* SHORT EXERCISE
Do any lines in the data below contain "this"? If so, copy every one of them.

━━━ DATA FOR PROCESSING ━━━

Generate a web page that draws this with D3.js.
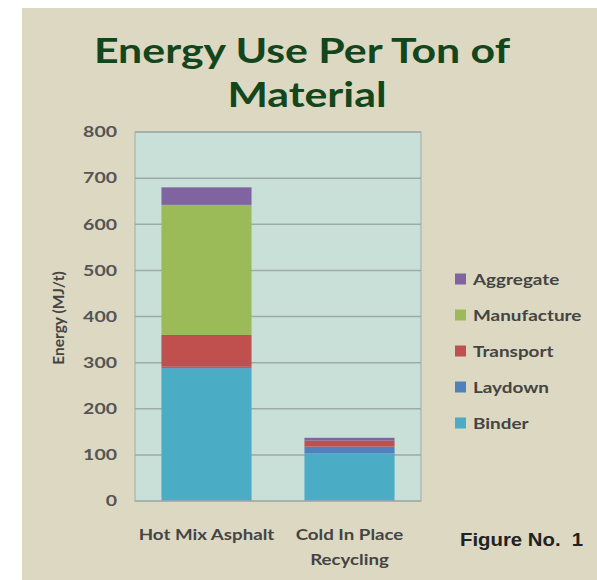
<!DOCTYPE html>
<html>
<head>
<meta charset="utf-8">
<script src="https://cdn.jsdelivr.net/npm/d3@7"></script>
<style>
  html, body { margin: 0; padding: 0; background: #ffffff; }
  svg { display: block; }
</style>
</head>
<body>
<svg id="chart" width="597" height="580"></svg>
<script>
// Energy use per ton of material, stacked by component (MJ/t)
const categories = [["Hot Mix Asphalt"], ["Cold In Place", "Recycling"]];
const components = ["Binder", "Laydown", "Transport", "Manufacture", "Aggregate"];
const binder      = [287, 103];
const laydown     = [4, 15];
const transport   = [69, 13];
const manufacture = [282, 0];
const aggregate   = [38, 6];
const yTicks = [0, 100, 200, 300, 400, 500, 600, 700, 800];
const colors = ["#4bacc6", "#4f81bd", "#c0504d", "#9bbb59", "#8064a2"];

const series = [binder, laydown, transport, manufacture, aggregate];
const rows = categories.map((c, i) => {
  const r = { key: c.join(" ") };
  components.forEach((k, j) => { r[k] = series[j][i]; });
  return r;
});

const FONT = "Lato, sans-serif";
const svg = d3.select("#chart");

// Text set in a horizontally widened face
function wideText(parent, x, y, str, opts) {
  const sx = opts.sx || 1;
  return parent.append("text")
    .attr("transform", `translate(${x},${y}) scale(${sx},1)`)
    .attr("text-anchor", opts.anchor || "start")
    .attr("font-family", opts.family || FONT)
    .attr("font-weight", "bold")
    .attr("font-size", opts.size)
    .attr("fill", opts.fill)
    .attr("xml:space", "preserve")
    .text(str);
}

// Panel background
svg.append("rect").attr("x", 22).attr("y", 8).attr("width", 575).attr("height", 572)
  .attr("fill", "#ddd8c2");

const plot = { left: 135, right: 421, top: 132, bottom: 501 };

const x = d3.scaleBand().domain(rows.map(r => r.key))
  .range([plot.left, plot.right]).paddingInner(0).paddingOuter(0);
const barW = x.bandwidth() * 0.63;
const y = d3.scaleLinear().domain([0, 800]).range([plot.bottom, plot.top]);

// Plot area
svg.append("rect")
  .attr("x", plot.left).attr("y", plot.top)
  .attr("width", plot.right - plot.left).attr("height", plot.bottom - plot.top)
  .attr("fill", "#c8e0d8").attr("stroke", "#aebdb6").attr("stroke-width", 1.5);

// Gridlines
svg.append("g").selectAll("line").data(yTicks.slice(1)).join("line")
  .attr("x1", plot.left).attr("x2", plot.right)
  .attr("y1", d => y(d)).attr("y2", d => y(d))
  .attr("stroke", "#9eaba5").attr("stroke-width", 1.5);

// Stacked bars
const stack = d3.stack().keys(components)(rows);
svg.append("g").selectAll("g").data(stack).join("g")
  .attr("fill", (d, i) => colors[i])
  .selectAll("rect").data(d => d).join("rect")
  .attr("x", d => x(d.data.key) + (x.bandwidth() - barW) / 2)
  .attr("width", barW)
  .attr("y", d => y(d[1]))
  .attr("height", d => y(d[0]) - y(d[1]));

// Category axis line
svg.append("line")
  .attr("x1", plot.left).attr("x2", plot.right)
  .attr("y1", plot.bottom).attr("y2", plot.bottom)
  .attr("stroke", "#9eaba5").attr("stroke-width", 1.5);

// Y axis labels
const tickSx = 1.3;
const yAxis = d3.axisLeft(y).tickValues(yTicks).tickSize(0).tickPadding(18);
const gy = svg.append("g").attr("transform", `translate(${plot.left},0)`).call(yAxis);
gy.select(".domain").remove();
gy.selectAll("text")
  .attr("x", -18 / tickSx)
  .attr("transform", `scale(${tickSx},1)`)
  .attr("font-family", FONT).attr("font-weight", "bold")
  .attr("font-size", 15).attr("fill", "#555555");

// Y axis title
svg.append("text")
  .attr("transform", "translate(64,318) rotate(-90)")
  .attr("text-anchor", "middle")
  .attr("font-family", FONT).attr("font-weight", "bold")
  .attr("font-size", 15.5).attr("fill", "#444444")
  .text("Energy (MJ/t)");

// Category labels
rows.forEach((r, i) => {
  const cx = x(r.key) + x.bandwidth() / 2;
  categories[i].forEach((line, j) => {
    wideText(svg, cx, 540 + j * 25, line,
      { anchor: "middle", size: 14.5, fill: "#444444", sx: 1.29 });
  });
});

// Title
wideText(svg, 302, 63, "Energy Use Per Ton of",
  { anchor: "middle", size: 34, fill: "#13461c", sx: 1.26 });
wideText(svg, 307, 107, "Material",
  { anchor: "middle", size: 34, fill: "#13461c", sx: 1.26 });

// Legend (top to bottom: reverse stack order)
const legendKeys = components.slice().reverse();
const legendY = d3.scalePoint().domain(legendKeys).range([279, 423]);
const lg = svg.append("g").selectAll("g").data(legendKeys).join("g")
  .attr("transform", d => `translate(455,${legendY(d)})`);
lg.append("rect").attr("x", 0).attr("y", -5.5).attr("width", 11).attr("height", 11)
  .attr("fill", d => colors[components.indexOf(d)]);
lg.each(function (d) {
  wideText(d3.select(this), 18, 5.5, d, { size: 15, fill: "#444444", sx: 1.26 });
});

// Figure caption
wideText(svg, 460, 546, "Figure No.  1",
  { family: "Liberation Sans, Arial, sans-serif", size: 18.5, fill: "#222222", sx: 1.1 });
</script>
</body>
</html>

━━━
━━━ DATA FOR PROCESSING ━━━

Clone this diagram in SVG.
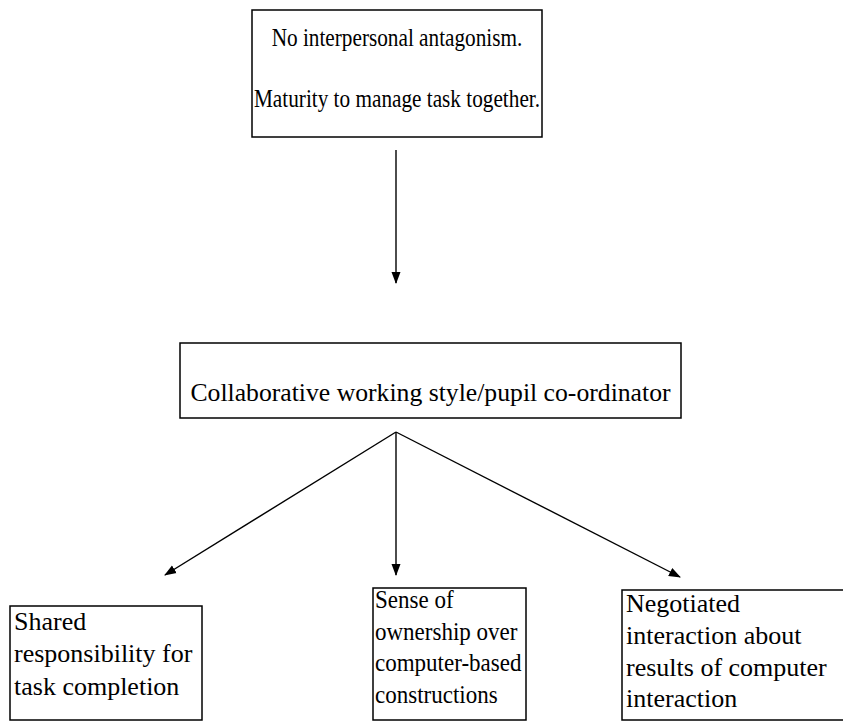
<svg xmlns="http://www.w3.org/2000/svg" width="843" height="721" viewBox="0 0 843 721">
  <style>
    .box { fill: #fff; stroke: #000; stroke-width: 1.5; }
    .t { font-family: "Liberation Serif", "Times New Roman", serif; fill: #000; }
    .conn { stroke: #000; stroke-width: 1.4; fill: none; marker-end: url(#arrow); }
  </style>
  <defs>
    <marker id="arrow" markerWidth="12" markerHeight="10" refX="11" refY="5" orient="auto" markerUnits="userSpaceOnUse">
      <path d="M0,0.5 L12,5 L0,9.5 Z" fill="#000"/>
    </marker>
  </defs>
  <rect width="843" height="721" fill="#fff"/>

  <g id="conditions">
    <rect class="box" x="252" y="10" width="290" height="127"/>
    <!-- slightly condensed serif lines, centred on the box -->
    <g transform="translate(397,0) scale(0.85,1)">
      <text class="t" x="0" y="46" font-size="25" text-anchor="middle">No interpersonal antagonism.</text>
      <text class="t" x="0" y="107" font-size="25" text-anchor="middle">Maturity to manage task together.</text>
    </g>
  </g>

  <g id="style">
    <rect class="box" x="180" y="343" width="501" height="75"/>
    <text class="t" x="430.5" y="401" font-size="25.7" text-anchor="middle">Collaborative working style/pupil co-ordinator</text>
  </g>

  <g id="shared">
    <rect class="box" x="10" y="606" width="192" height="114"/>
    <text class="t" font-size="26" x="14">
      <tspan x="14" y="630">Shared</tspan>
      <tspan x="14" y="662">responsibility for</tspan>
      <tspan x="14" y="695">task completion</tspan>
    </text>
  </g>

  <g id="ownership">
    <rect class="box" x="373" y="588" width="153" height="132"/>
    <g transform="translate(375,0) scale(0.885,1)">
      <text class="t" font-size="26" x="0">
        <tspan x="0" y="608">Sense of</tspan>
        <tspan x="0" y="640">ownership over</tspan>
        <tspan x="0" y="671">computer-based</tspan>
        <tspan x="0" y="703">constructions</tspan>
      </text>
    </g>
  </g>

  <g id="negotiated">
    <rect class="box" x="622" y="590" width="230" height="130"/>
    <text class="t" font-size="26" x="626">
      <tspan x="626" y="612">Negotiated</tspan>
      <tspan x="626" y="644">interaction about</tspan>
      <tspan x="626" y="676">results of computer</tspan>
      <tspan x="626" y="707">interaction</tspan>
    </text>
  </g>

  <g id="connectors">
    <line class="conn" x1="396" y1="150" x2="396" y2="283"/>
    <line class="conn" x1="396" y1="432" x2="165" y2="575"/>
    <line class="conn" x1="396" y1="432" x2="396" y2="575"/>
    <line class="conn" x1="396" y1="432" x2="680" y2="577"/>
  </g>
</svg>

━━━

* EXERCISE RESPONSE
Generate a web page that draws this with D3.js.
  wideText(d3.select(this), 18, 5.5, d, { size: 15, fill: "#444444", sx: 1.26 });
Clone this diagram in SVG.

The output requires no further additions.